A full explanation of how the algorithm works would be slightly beyond the
scope of this section, but the basics are explained here. First of all,
we have to establish a few ground rules. If a refcount is increased, it's
still in use and therefore, not garbage. If the refcount is decreased and
hits zero, the zval can be freed. This means that garbage cycles can only
be created when a refcount argument is decreased to a non-zero value.
Secondly, in a garbage cycle, it is possible to discover which parts are
garbage by checking whether it is possible to decrease their refcount by
one, and then checking which of the zvals have a refcount of zero.
To avoid having to call the checking of garbage cycles with every possible
decrease of a refcount, the algorithm instead puts all possible roots
(zvals) in the "root buffer" (marking them "purple"). It also makes sure
that each possible garbage root ends up in the buffer only once. Only when
the root buffer is full does the collection mechanism start for all the
different zvals inside. See step A in the figure above.
In step B, the algorithm runs a depth-first search on all possible roots
to decrease by one the refcounts of each zval it finds, making sure not to
decrease a refcount on the same zval twice (by marking them as "grey"). In
step C, the algorithm again runs a depth-first search from each root node,
to check the refcount of each zval again. If it finds that the refcount is
zero, the zval is marked "white" (blue in the figure). If it's larger than
zero, it reverts the decreasing of the refcount by one with a depth-first
search from that point on, and they are marked "black" again. In the last
step (D), the algorithm walks over the root buffer removing the zval roots
from there, and meanwhile, checks which zvals have been marked "white" in
the previous step. Every zval marked as "white" will be freed.
Now that you have a basic understanding of how the algorithm works, we
will look back at how this integrates with PHP. By default, PHP's garbage
collector is turned on. There is, however, a php.ini
setting that allows you to change this:
zend.enable_gc.
When the garbage collector is turned on, the cycle-finding algorithm as
described above is executed whenever the root buffer runs full. The root
buffer has a fixed size of 10,000 possible roots (although you can alter
this by changing the GC_ROOT_BUFFER_MAX_ENTRIES constant in
Zend/zend_gc.c in the PHP source code, and re-compiling
PHP). When the garbage collector is turned off, the cycle-finding
algorithm will never run. However, possible roots will always be recorded
in the root buffer, no matter whether the garbage collection mechanism has
been activated with this configuration setting.
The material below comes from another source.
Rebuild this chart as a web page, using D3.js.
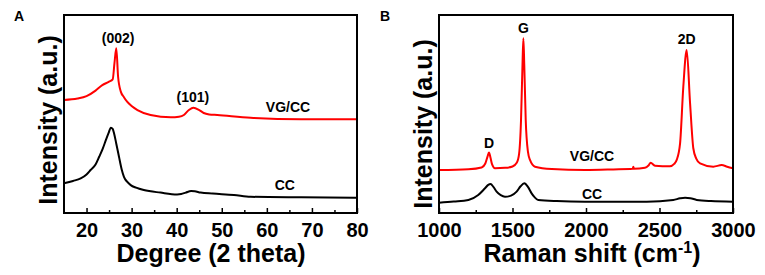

If the root buffer becomes full with possible roots while the garbage
collection mechanism is turned off, further possible roots will simply not
be recorded. Those possible roots that are not recorded will never be
analyzed by the algorithm. If they were part of a circular reference
cycle, they would never be cleaned up and would create a memory leak.
The reason why possible roots are recorded even if the mechanism has been
disabled is because it's faster to record possible roots than to have to
check whether the mechanism is turned on every time a possible root could
be found. The garbage collection and analysis mechanism itself, however,
can take a considerable amount of time.
Besides changing the zend.enable_gc configuration
setting, it is also possible to turn the garbage collecting mechanism on
and off by calling gc_enable() or
gc_disable() respectively. Calling those functions has
the same effect as turning on or off the mechanism with the configuration
setting. It is also possible to force the collection of cycles even if the
possible root buffer is not full yet. For this, you can use the
gc_collect_cycles() function. This function will return
how many cycles were collected by the algorithm.
The rationale behind the ability to turn the mechanism on and off, and to
initiate cycle collection yourself, is that some parts of your application
could be highly time-sensitive. In those cases, you might not want the
garbage collection mechanism to kick in. Of course, by turning off the
garbage collection for certain parts of your application, you do risk
creating memory leaks because some possible roots might not fit into the
limited root buffer. Therefore, it is probably wise to call
gc_collect_cycles() just before you call
gc_disable() to free up the memory that could be lost
through possible roots that are already recorded in the root buffer. This
then leaves an empty buffer so that there is more space for storing
possible roots while the cycle collecting mechanism is turned off.